The attitude of the image depends on the type of the image. Real images are always inverted while virtual images are always upright.

Question 53

What is the difference between a real image and a virtual image?

Answer 53

Real images are formed on a screen (this screen may be a screen, a prjector screen or the retina of the eye). These are formed by the actual intersection of light rays. Virtual images are not formed on a screen and are not formed by the actual intersection of light rays, but a point where the brain and the eye imagines the reflected light from the object to be coming from

Question 54

Why is diffuse reflection better in a classroom?

Answer 54

In a classroom, diffuse reflection is desirable for the walls. This is because it allows light to scatter in many directions, making the room appear brighter and more even, while also preventing harsh glare and excessive reflection.

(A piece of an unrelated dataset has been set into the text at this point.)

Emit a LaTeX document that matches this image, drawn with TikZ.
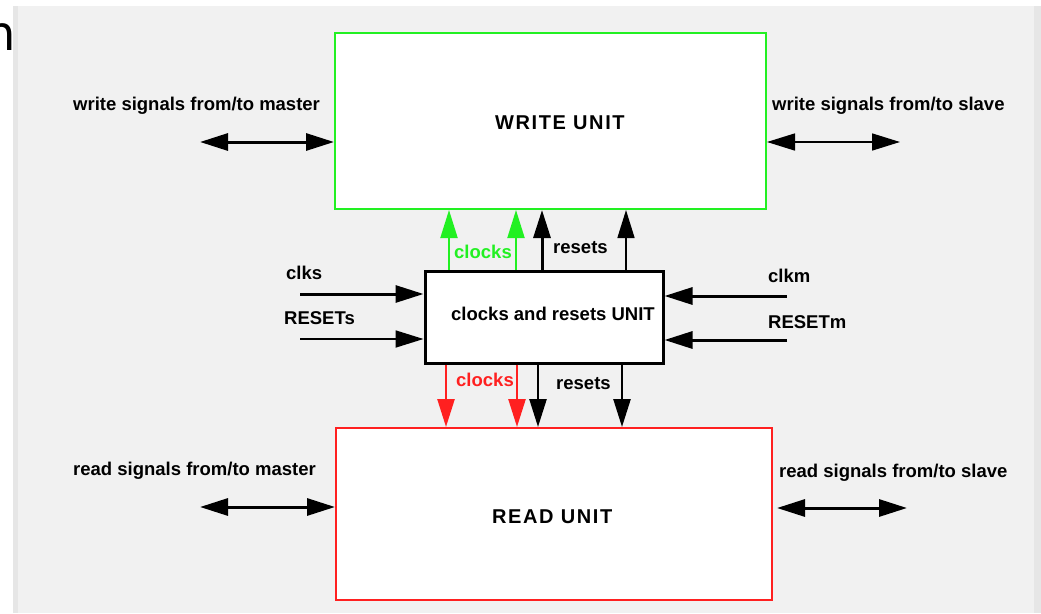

Specular reflection, which occurs on smooth, shiny surfaces like mirrors, would cause a glare and make it difficult to see clearly.

Question 55

Classify each of these materials as transparent translucent, or opaque: a textbook, frosted glass, a single sheet of tissue paper, a clean sheet of glass, a rock, clean air, apple juice, sunglasses.

Answer 55

- A textbook is opaque - A frosted glass is translucent - A single sheet of thin tissue paper is translucent - A clean sheet of glass is transparent - A rock is opaque - Clean air is transparent - Apple juice is translucent - Sunglasses are transparent

Question 56

What is geometric optics?

Answer 56

Geometrical optics is a term used to represent ray diagrams in a figure

Question 57

Do fluorescent brighters in detergents really make clothes cleaner?

Answer 57

Fluorescent brighteners in detergents do not make the clothes cleaner, these on clothes absorb ultraviolet light and emit visible light so to the eye, the clothes appear brighter and therefore look cleaner.